6) Solution: A 10-Day Rapid Policy Uplift Sprint
From chaos to clarity in two weeks of focused work
- Day 1: Executive briefing—set scope, risk appetite, and success metrics.
- Day 2–3: Map personal data flows; confirm retention and deletion rules.
- Day 4: Enforce encryption and MFA by default; close legacy exceptions.
- Day 5: Update incident response with OAIC NDB and ransomware reporting steps.
- Day 6: Vendor tiering and contract uplift pack (templates + playbook).
- Day 7: Smart-device standard roll-out and pilot on two client sites.
- Day 8: Build a single source of truth (operations wiki + policy register).
- Day 9: Training for remote workers; checklists and quick videos.
- Day 10: Simulate an incident; capture lessons and assign fixes.
“We’re not guessing anymore,” Mia told her team after the simulation. “We have the map, the muscle memory, and the receipts.”
7) Results: Assurance You Can Prove
What good looks like
- Evidence pack: screenshots of MFA policies, encryption configs, and audit logs.
- Signed vendor addenda with OAIC and ransomware reporting clauses.
- Incident drill report: timeline, decisions, notifications, post-mortem actions.
- Policy register that links to living procedures—one click, single source of truth.
Metrics that matter
- 100% staff on MFA and security awareness training
- Top 5 vendors attested with sample evidence verified
- Smart devices segmented; default credentials eliminated
- Time-to-assess suspected breach within set policy target
Now, when a client or regulator asks for assurance, Mia’s firm responds with clarity—much like an APRA-regulated entity does—minimizing impact and demonstrating control.
8) Outro: Move First—Before Standards Move You
The Cyber Security Act and smart-device standards signal a new baseline.
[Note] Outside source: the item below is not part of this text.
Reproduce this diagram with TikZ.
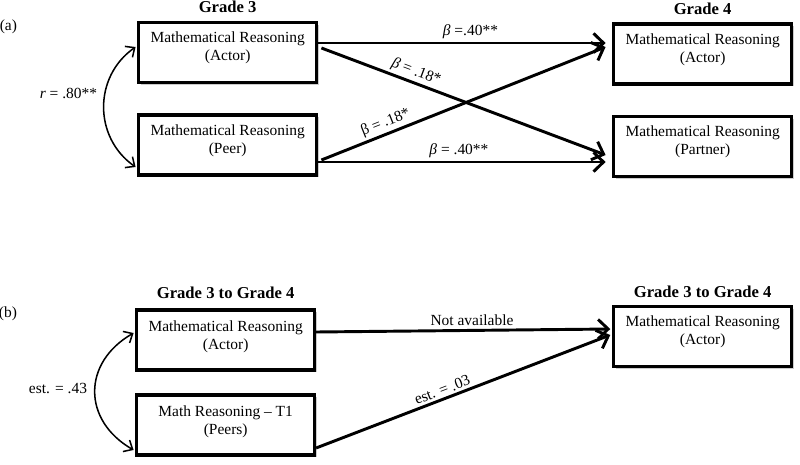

Don’t wait for a client audit or a breach to expose gaps in mapping, retention, or vendor oversight. Document your business, uplift policies, and rehearse your response. Your next step is simple: schedule a 30-minute leadership session this week, assign owners, and kick off the 10-day sprint. The fastest way to compliance is evidence-backed simplicity—encryption and MFA by default, contracts that reflect OAIC timeframes, and a team trained to act.